● **TASK INPUTS**
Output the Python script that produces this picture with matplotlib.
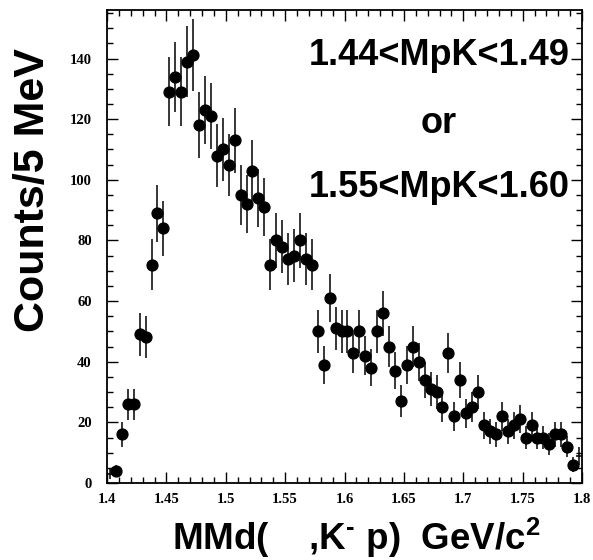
import numpy as np
import matplotlib
matplotlib.use('Agg')
import matplotlib.pyplot as plt
from matplotlib.ticker import MultipleLocator

plt.rcParams['mathtext.fontset'] = 'custom'
plt.rcParams['mathtext.rm'] = 'Liberation Sans:bold'
plt.rcParams['mathtext.bf'] = 'Liberation Sans:bold'
plt.rcParams['mathtext.it'] = 'Liberation Sans:bold'

# 5 MeV bins from 1.40 to 1.80 GeV
bin_lo = 1.40
bin_width = 0.005
counts = [3, 4, 16, 26, 26, 49, 48, 72, 89, 84,
          129, 134, 129, 139, 141, 118, 123, 121, 108, 110,
          105, 113, 95, 92, 103, 94, 91, 72, 80, 78,
          74, 75, 80, 74, 72, 50, 39, 61, 51, 50,
          50, 43, 50, 42, 38, 50, 56, 45, 37, 27,
          39, 45, 40, 34, 31, 30, 25, 43, 22, 34,
          23, 25, 30, 19, 17, 16, 22, 17, 19, 21,
          15, 19, 15, 15, 13, 16, 16, 12, 6, 9]
cut_lines = ['1.44<MpK<1.49', 'or', '1.55<MpK<1.60']

counts = np.array(counts, dtype=float)
centers = bin_lo + bin_width * (np.arange(len(counts)) + 0.5)
errors = np.sqrt(counts)
xlo, xhi = 1.4, 1.8

fig = plt.figure(figsize=(5.93, 5.60), dpi=100)
ax = fig.add_axes([107/593, 77/560, 475/593, 473/560])

# error bars (bin width horizontally, sqrt(N) vertically)
ax.errorbar(centers, counts, yerr=errors, xerr=bin_width/2, fmt='none',
            ecolor='black', elinewidth=1.1, capsize=0)
# markers only where they sit fully inside the frame
inside = (centers - xlo > 0.004) & (xhi - centers > 0.004)
ax.plot(centers[inside], counts[inside], 'o', color='black', markersize=7.8)

ax.set_xlim(xlo, xhi)
ax.set_ylim(0, 156)

ax.xaxis.set_major_locator(MultipleLocator(0.05))
ax.xaxis.set_minor_locator(MultipleLocator(0.01))
ax.yaxis.set_major_locator(MultipleLocator(20))
ax.yaxis.set_minor_locator(MultipleLocator(5))
ax.tick_params(which='both', direction='in', top=True, right=True, width=1.0)
ax.tick_params(which='major', length=8)
ax.tick_params(which='minor', length=4)
ax.tick_params(axis='x', which='major', pad=7)
ax.tick_params(axis='y', which='major', pad=11)
ax.set_xticks(np.arange(1.4, 1.801, 0.05))
ax.set_xticklabels(['1.4', '1.45', '1.5', '1.55', '1.6', '1.65', '1.7', '1.75', '1.8'])
for lab in ax.get_xticklabels() + ax.get_yticklabels():
    lab.set_fontfamily('Liberation Serif')
    lab.set_fontweight('bold')
    lab.set_fontsize(10.5)
for sp in ax.spines.values():
    sp.set_linewidth(1.3)

ax.set_xlabel(r'MMd(    ,K$^{\text{-}}$ p)  GeV/c$^{2}$', fontfamily='Liberation Sans',
              fontweight='bold', fontsize=26.5)
ax.xaxis.set_label_coords(0.524, -0.07)
ax.set_ylabel('Counts/5 MeV', fontfamily='Liberation Sans', fontweight='bold',
              fontsize=31, va='center')
ax.yaxis.set_label_coords(-0.155, 0.62)

for txt, yy in zip(cut_lines, [0.884, 0.741, 0.605]):
    ax.text(0.699, yy, txt, transform=ax.transAxes, ha='center', va='baseline',
            fontfamily='Liberation Sans', fontweight='bold', fontsize=26)

fig.savefig('out.png', dpi=100)
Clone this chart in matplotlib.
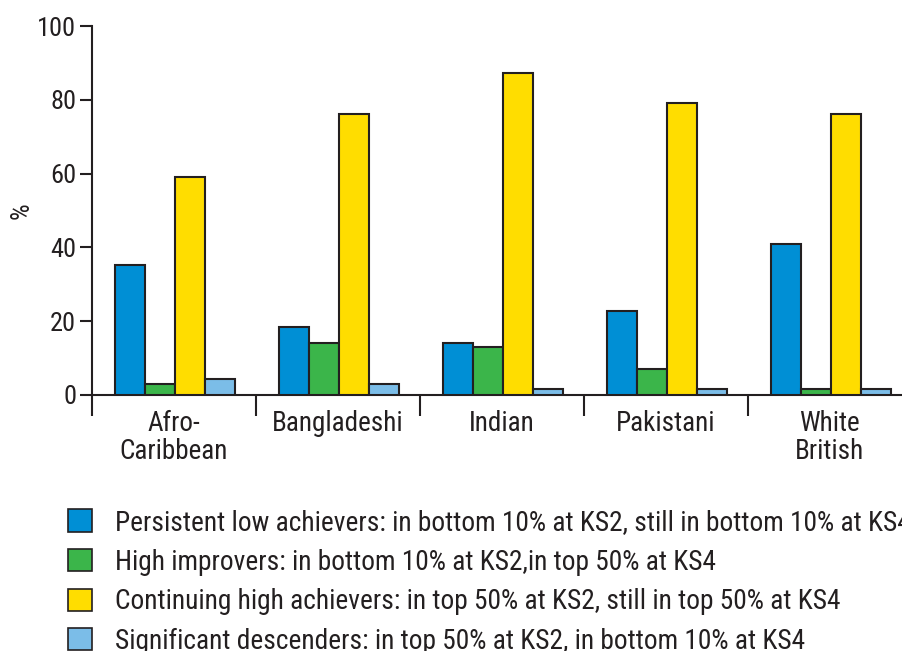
import matplotlib
matplotlib.use("Agg")
import matplotlib.pyplot as plt
from matplotlib import font_manager as fm
from matplotlib.patches import Patch
import numpy as np

# pick a condensed sans if one is installed
installed = set(f.name for f in fm.fontManager.ttflist)
fam = ['DejaVu Sans']
for cand in ['Roboto Condensed', 'Archivo Narrow', 'PT Sans Narrow', 'Liberation Sans Narrow',
             'Open Sans Condensed', 'Asap Condensed', 'IBM Plex Sans Condensed']:
    if cand in installed:
        fam = [cand, 'DejaVu Sans']
        break
plt.rcParams['font.family'] = fam

categories = ['Afro-\nCaribbean', 'Bangladeshi', 'Indian', 'Pakistani', 'White\nBritish']
series_names = [
    'Persistent low achievers: in bottom 10% at KS2, still in bottom 10% at KS4',
    'High improvers: in bottom 10% at KS2,in top 50% at KS4',
    'Continuing high achievers: in top 50% at KS2, still in top 50% at KS4',
    'Significant descenders: in top 50% at KS2, in bottom 10% at KS4',
]
persistent_low = [35.2, 18.5, 14.2, 22.7, 41.0]
high_improvers = [2.9, 14.2, 12.9, 7.1, 1.5]
continuing_high = [59.1, 76.2, 87.3, 79.0, 76.2]
significant_desc = [4.3, 3.0, 1.5, 1.5, 1.5]
y_ticks = [0, 20, 40, 60, 80, 100]

colors = ['#008fd5', '#3bb54a', '#ffdd00', '#7bbde8']
edge = '#231f20'
text_col = '#231f20'

fig = plt.figure(figsize=(9.02, 6.51), dpi=100)
ax = fig.add_axes([91.5 / 902, 256 / 651, 820 / 902, 369 / 651])

x = np.arange(len(categories))
w = 0.183
all_series = [persistent_low, high_improvers, continuing_high, significant_desc]
for i, vals in enumerate(all_series):
    ax.bar(x + (i - 1.5) * w + 0.01, vals, width=w, color=colors[i],
           edgecolor=edge, linewidth=1.5, zorder=3)

ax.set_xlim(-0.5, 4.5)
ax.set_ylim(0, 100)
ax.set_yticks(y_ticks)
ax.tick_params(axis='y', length=9, width=1.5, labelsize=19, pad=2, color=edge,
               labelcolor=text_col)

# category dividers as major ticks, labels as minor ticks
ax.set_xticks(np.arange(-0.5, 5, 1.0))
ax.set_xticklabels([])
ax.tick_params(axis='x', which='major', direction='out', length=15, width=1.5, color=edge)
ax.set_xticks(x, minor=True)
ax.set_xticklabels(categories, minor=True, fontsize=19.5, linespacing=1.03, color=text_col)
ax.tick_params(axis='x', which='minor', length=0, pad=11)

for s in ['top', 'right']:
    ax.spines[s].set_visible(False)
for s in ['left', 'bottom']:
    ax.spines[s].set_linewidth(1.5)
    ax.spines[s].set_color(edge)
ax.spines['left'].set_bounds(0, 100)

ax.set_ylabel('%', fontsize=19, color=text_col)
ax.yaxis.set_label_coords(-58 / 820, 0.5)

handles = [Patch(facecolor=c, edgecolor=edge, linewidth=1.2) for c in colors]
leg = fig.legend(handles, series_names, loc='upper left',
                 bbox_to_anchor=(68 / 902, 1 - 509 / 651), frameon=False,
                 fontsize=19.7, handlelength=0.87, handleheight=0.87,
                 handletextpad=0.84, labelspacing=0.46, borderaxespad=0, borderpad=0)
for t in leg.get_texts():
    t.set_color(text_col)

fig.savefig('out.png', dpi=100)
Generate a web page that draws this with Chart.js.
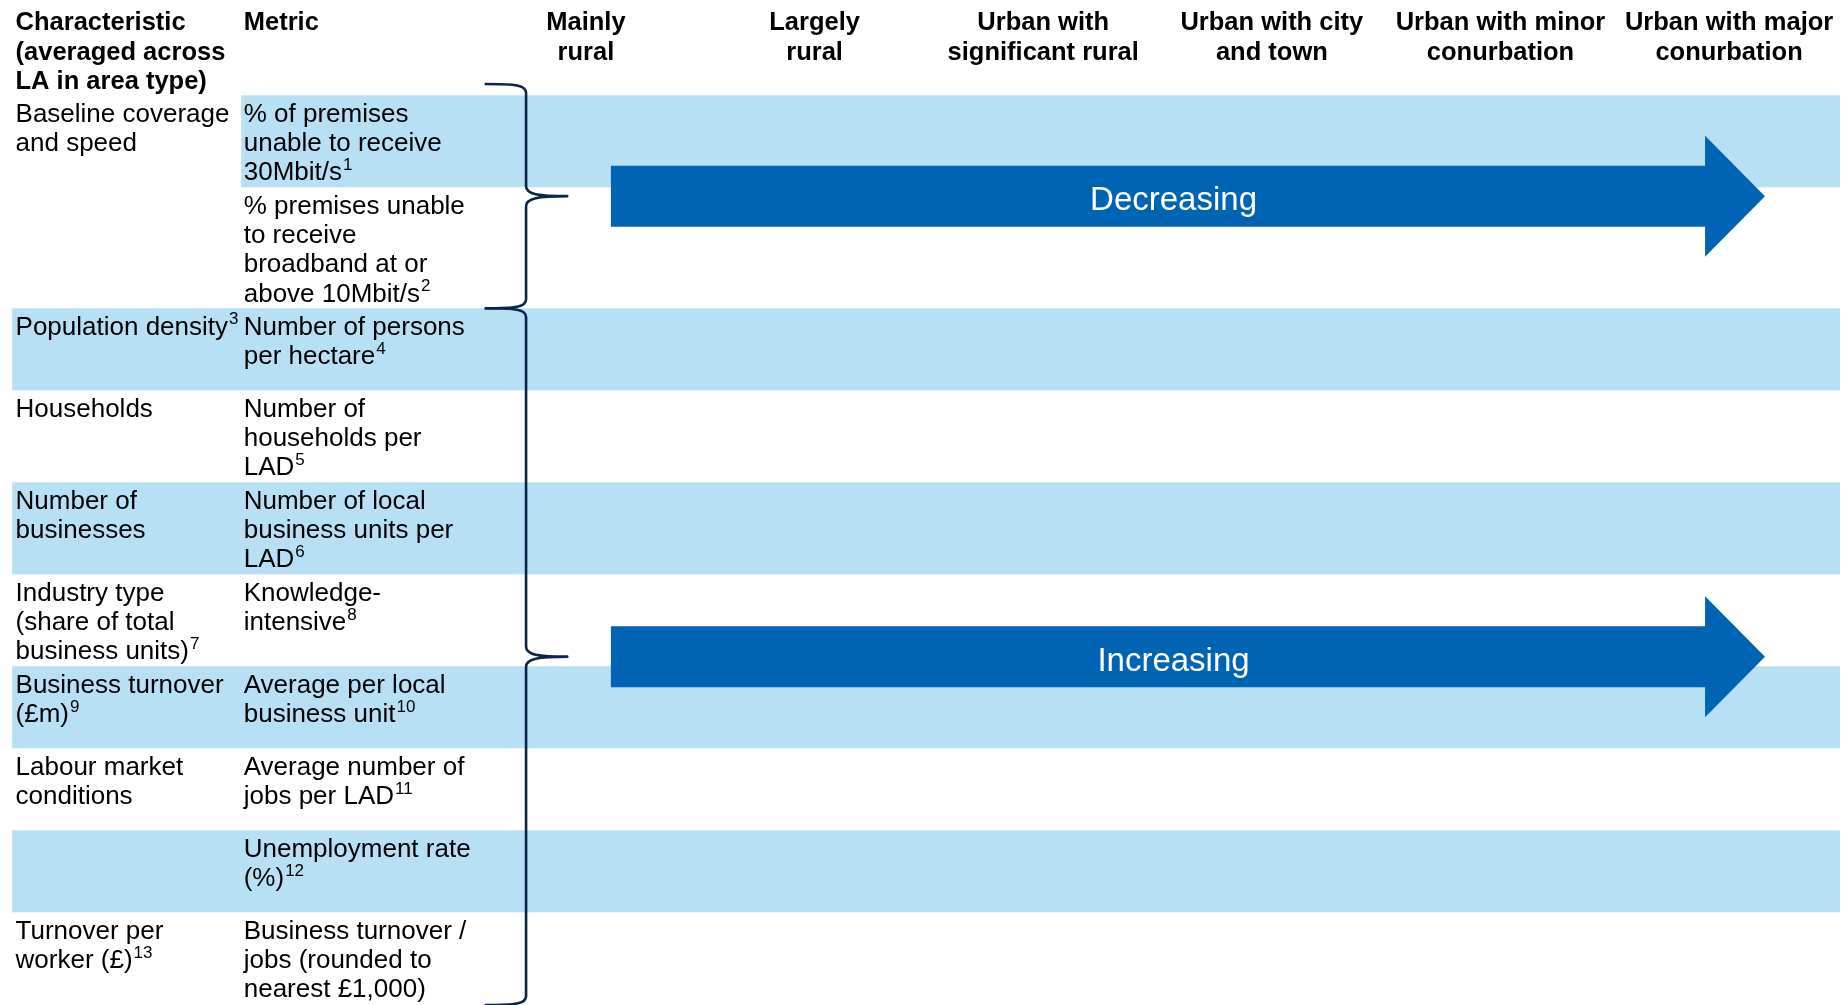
<!DOCTYPE html>
<html><head><meta charset="utf-8">
<script src="https://cdn.jsdelivr.net/npm/chart.js@4.4.0/dist/chart.umd.min.js"></script>
<style>html,body{margin:0;padding:0;background:#fff;overflow:hidden}canvas{display:block}</style>
</head><body>
<canvas id="c" width="1845" height="1005"></canvas>
<script>
// ---------- DATA ----------
const areaTypes = [
  ["Mainly", "rural"],
  ["Largely", "rural"],
  ["Urban with", "significant rural"],
  ["Urban with city", "and town"],
  ["Urban with minor", "conurbation"],
  ["Urban with major", "conurbation"]
];
const characteristicHeader = ["Characteristic", "(averaged across", "LA in area type)"];
const metricHeader = ["Metric"];
// null = merged with the cell above
const characteristics = [
  ["Baseline coverage", "and speed"],
  null,
  ["Population density"],
  ["Households"],
  ["Number of", "businesses"],
  ["Industry type", "(share of total", "business units)"],
  ["Business turnover", "(£m)"],
  ["Labour market", "conditions"],
  [],
  ["Turnover per", "worker (£)"]
];
const characteristicNotes = ["", "", "3", "", "", "7", "9", "", "", "13"];
const metrics = [
  ["% of premises", "unable to receive", "30Mbit/s"],
  ["% premises unable", "to receive", "broadband at or", "above 10Mbit/s"],
  ["Number of persons", "per hectare"],
  ["Number of", "households per", "LAD"],
  ["Number of local", "business units per", "LAD"],
  ["Knowledge-", "intensive"],
  ["Average per local", "business unit"],
  ["Average number of", "jobs per LAD"],
  ["Unemployment rate", "(%)"],
  ["Business turnover /", "jobs (rounded to", "nearest £1,000)"]
];
const metricNotes = ["1", "2", "4", "5", "6", "8", "10", "11", "12", ""];
const shadedRows = [true, false, true, false, true, false, true, false, true, false];
const trendLabels = ["Decreasing", "Increasing"];
const trendFirstRow = [0, 2];
const trendLastRow = [1, 9];
const trendFromArea = [0, 0];
const trendToArea = [5, 5];

// ---------- LAYOUT / STYLE ----------
const L = {
  xMin: -2.563, xMax: 5.507,
  charX: -2.495, charBandX: -2.51, metricX: -1.497, metricBandX: -1.508, bandRight: 5.485,
  braceLineX: -0.262, braceTipX: -0.082, braceHookX: -0.443,
  arrowStartOff: 0.109, arrowHeadOff: -0.105, arrowTipOff: 0.157, arrowLabelX: 2.57,
  tableTop: 95.3,
  rowHeights: [92, 121, 82, 92, 92, 92, 82, 82, 82, 92],
  headerLineY: [23.3, 52.7, 82.1],
  firstLineOff: 19.2, lineGap: 29.4,
  braceTopY: 84, braceBottomY: 1005,
  arrowBody: 61, arrowHead: 121
};
const COLORS = { band: '#B8E0F4', arrow: '#0064B4', brace: '#0B2447', text: '#000000' };
const FONT = '"Liberation Sans", Arial, sans-serif';

const rowTops = [];
{ let t = L.tableTop; for (const h of L.rowHeights) { rowTops.push(t); t += h; } rowTops.push(t); }

function drawLines(ctx, X, Y, xv, topV, lines, note) {
  ctx.fillStyle = COLORS.text;
  ctx.textAlign = 'left';
  ctx.textBaseline = 'middle';
  lines.forEach((s, i) => {
    ctx.font = '26px ' + FONT;
    const py = Y(topV + L.firstLineOff + i * L.lineGap);
    ctx.fillText(s, X(xv), py);
    if (note && i === lines.length - 1) {
      const w = ctx.measureText(s).width;
      ctx.font = '17px ' + FONT;
      ctx.fillText(note, X(xv) + w + 1, py - 8);
    }
  });
}

const tablePlugin = {
  id: 'tablePlugin',
  beforeDatasetsDraw(chart) {
    const { ctx, scales: { x, y } } = chart;
    const X = v => x.getPixelForValue(v), Y = v => y.getPixelForValue(v);
    ctx.save();
    ctx.fillStyle = COLORS.band;
    for (let r = 0; r < shadedRows.length; r++) {
      if (!shadedRows[r]) continue;
      // merged characteristic cell spanning unshaded rows stays white
      const merged = characteristics[r] !== null && characteristics[r + 1] === null;
      const left = merged ? L.metricBandX : L.charBandX;
      ctx.fillRect(X(left), Y(rowTops[r]), X(L.bandRight) - X(left), Y(rowTops[r + 1]) - Y(rowTops[r]));
    }
    ctx.restore();
  },
  afterDatasetsDraw(chart) {
    const { ctx, scales: { x, y } } = chart;
    const X = v => x.getPixelForValue(v), Y = v => y.getPixelForValue(v);
    ctx.save();
    // headers
    ctx.fillStyle = COLORS.text;
    ctx.font = 'bold 25.5px ' + FONT;
    ctx.textBaseline = 'middle';
    ctx.textAlign = 'left';
    characteristicHeader.forEach((s, i) => ctx.fillText(s, X(L.charX), Y(L.headerLineY[i])));
    metricHeader.forEach((s, i) => ctx.fillText(s, X(L.metricX), Y(L.headerLineY[i])));
    ctx.textAlign = 'center';
    areaTypes.forEach((lines, c) => lines.forEach((s, i) => ctx.fillText(s, X(c), Y(L.headerLineY[i]))));
    // body
    for (let r = 0; r < metrics.length; r++) {
      if (characteristics[r]) drawLines(ctx, X, Y, L.charX, rowTops[r], characteristics[r], characteristicNotes[r]);
      drawLines(ctx, X, Y, L.metricX, rowTops[r], metrics[r], metricNotes[r]);
    }
    // braces + arrows
    trendLabels.forEach((label, t) => {
      const top = t === 0 ? L.braceTopY : rowTops[trendFirstRow[t]];
      const bot = trendLastRow[t] === metrics.length - 1 ? L.braceBottomY : rowTops[trendLastRow[t] + 1];
      const mid = (top + bot) / 2;
      const xl = X(L.braceLineX), xt = X(L.braceTipX), xh = X(L.braceHookX);
      const yt = Y(top), yb = Y(bot), ym = Y(mid);
      ctx.strokeStyle = COLORS.brace;
      ctx.lineWidth = 2.6;
      ctx.lineJoin = 'round';
      ctx.beginPath();
      ctx.moveTo(xh, yt);
      ctx.bezierCurveTo(xl - 10, yt, xl, yt + 1, xl, yt + 9);
      ctx.lineTo(xl, ym - 10);
      ctx.bezierCurveTo(xl, ym - 2, xl + 12, ym, xt, ym);
      ctx.bezierCurveTo(xl + 12, ym, xl, ym + 2, xl, ym + 10);
      ctx.lineTo(xl, yb - 9);
      ctx.bezierCurveTo(xl, yb - 1, xl - 10, yb, xh, yb);
      ctx.stroke();
      // arrow
      const x0 = X(trendFromArea[t] + L.arrowStartOff);
      const xhd = X(trendToArea[t] + L.arrowHeadOff);
      const xtp = X(trendToArea[t] + L.arrowTipOff);
      const bh = L.arrowBody / 2, hh = L.arrowHead / 2;
      ctx.fillStyle = COLORS.arrow;
      ctx.beginPath();
      ctx.moveTo(x0, ym - bh);
      ctx.lineTo(xhd, ym - bh);
      ctx.lineTo(xhd, ym - hh);
      ctx.lineTo(xtp, ym);
      ctx.lineTo(xhd, ym + hh);
      ctx.lineTo(xhd, ym + bh);
      ctx.lineTo(x0, ym + bh);
      ctx.closePath();
      ctx.fill();
      ctx.fillStyle = '#FFFFFF';
      ctx.font = '33px ' + FONT;
      ctx.textAlign = 'center';
      ctx.textBaseline = 'alphabetic';
      ctx.fillText(label, X(L.arrowLabelX), ym + 14);
    });
    ctx.restore();
  }
};

new Chart(document.getElementById('c'), {
  type: 'scatter',
  data: { datasets: [{ data: [], pointRadius: 0 }] },
  options: {
    responsive: false,
    animation: false,
    devicePixelRatio: 1,
    layout: { padding: 0 },
    plugins: { legend: { display: false }, tooltip: { enabled: false } },
    scales: {
      x: { type: 'linear', display: false, min: L.xMin, max: L.xMax },
      y: { type: 'linear', display: false, min: 0, max: 1005, reverse: true }
    }
  },
  plugins: [tablePlugin]
});
</script>
</body></html>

● **TASK BRIEF**
Say how many lines contain "with", and give nothing but that number.

● **ANSWER TO THIS PROBLEM**
7